ドクドクと
もうすぐ二歳の娘は、寝付くとき私に乗っかってくることがある。添い寝する私の頭によじ登ってきて、ベストポジションを探しバウンドしたのち、うつ伏せで眠る。重たい。首が痛い。寝付くまでじっとがまん。
ちょうど耳のあたりに娘の心臓がくるのか、ドッドッドッと聞こえる。それがだんだん落ち着いていき、ゆっくりのドクドクになる。でもやっぱり、私のドクドクよりは早い気がする。

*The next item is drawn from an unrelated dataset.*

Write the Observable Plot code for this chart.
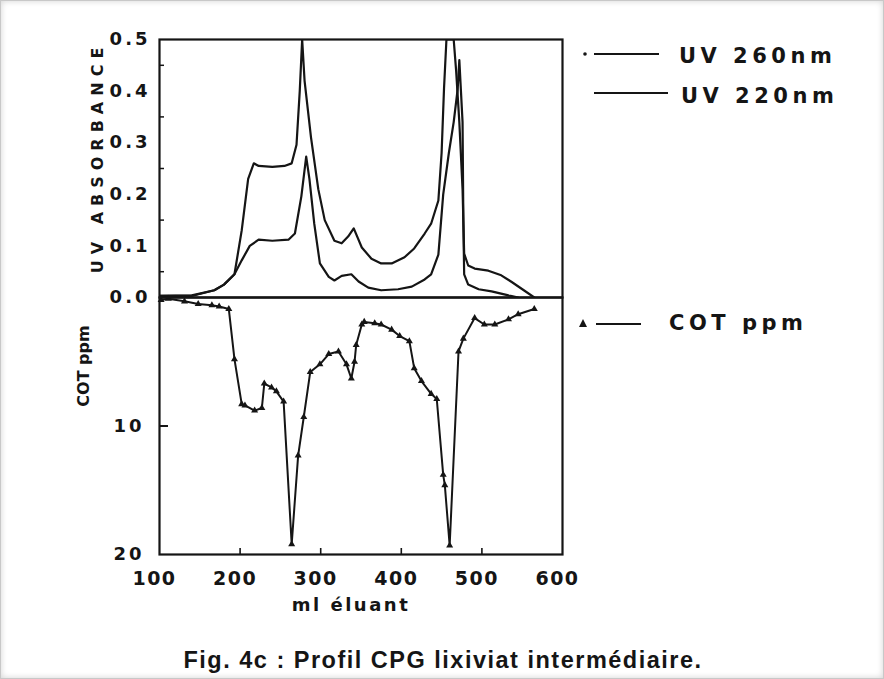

私と別の心臓を持ってるんだなぁ、この小さい人。と当たり前のことを思う。この心臓は私の身体の奥で動くことをはじめたんだな、とも。
心拍確認、は確か妊娠八週目あたりだったか。もう時期は忘れた。妊娠でよくいわれる、「◯◯の壁」の二つ目だった。「ほら、トットと動いてるよ、見える?」と医者に言われて、正直よく分からなかったけどほっとしたのを覚えてる。ドラえもんみたいな形だったあのときからずっと、娘の心臓は動いてるんだな。
娘が寿命を迎えるそのときまで、頼むよ心臓。と心の中で呼びかける。
多分。そうであってほしいけど、この子が大人になって、やがて私が死んで、それからまた長い時間が流れるまで。
私の中で作られた身体が、遠いところまで娘を運んでくれますように。そこがあたたかい場所ですように。
まだ意識もなにもないときに、母親のお腹で作られた身体。ずっとずっと、元の親がいなくなっても、何十年もつかっていくことって何度考えても不思議。
そんなことを考えてたら、結構時間が経っていた。娘もぐっすり。ゆっくり頭をひきぬいて、私も隣で眠りにつく。はー軽くなった。だけどやけにスースーする。娘の身体に暖められていたのは私の方だったのかもしれない。
この暖かくて可愛い子のこと、頼むよ、心臓。頼むね、娘の身体たち。